If it hadn’t been Cummings in the store that night, Lepine would be as unknown as any other inhabitant of the North End who happens to get into a drunken brawl; but because Cummings was there, Lepine became a kind of mirror-image celebrity, the guy who didn’t make it out the way Cummings had. They became inextricably linked as a joint symbol of possibility and failure, what holds people back and what, if they’re lucky, they might escape from and become.

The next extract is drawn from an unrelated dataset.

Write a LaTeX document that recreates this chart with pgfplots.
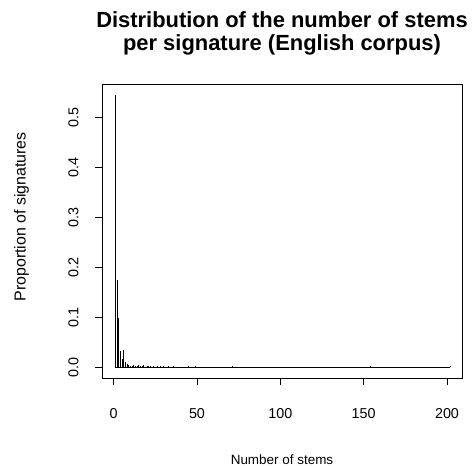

In Matthew’s tightly structured account of the event – shot and edited with a knowing nod to Errol Morris and The Thin Blue Line – we see the strange dance of insecurity and need which feeds on itself to generate a perfect storm of love-hate for the city. An interview with Lepine, a typical North End character, apparently smoking a joint as he speaks casually to the camera, aware of the strange celebrity he achieved with that one convenience store encounter (for which, at age 19, he went to jail for four months), is intercut with some footage of Cummings performing at a community centre, plus some skillfully shot and edited re-enactments to which we return again and again, building to a visually witty climax in which the film’s other interview subjects (Sinclair, Walker, Cummings fan Mike Wishnowski) seem to witness and react to the actual bottle strike which brought this moment of civic self-awareness into focus.
Throughout the film, Matthew returns repeatedly to bleak, wintry images of boarded up houses and buildings in the North End, a kind of silent visual chorus suggesting that the city’s inability to get beyond its own thin-skinned feelings about a perceived lack of respect is not merely undermining its potential for greatness, but is actually choking the life out of it. The final feeling with which Negativipeg leaves the viewer is one of rueful sadness, the inescapable conclusion that Winnipeggers – with their endless eagerness to be loved and respected and their deep-rooted fear that they aren’t – are, in fact, their own worst enemies.
Negativipeg screens five times at this week’s Sundance Film Festival.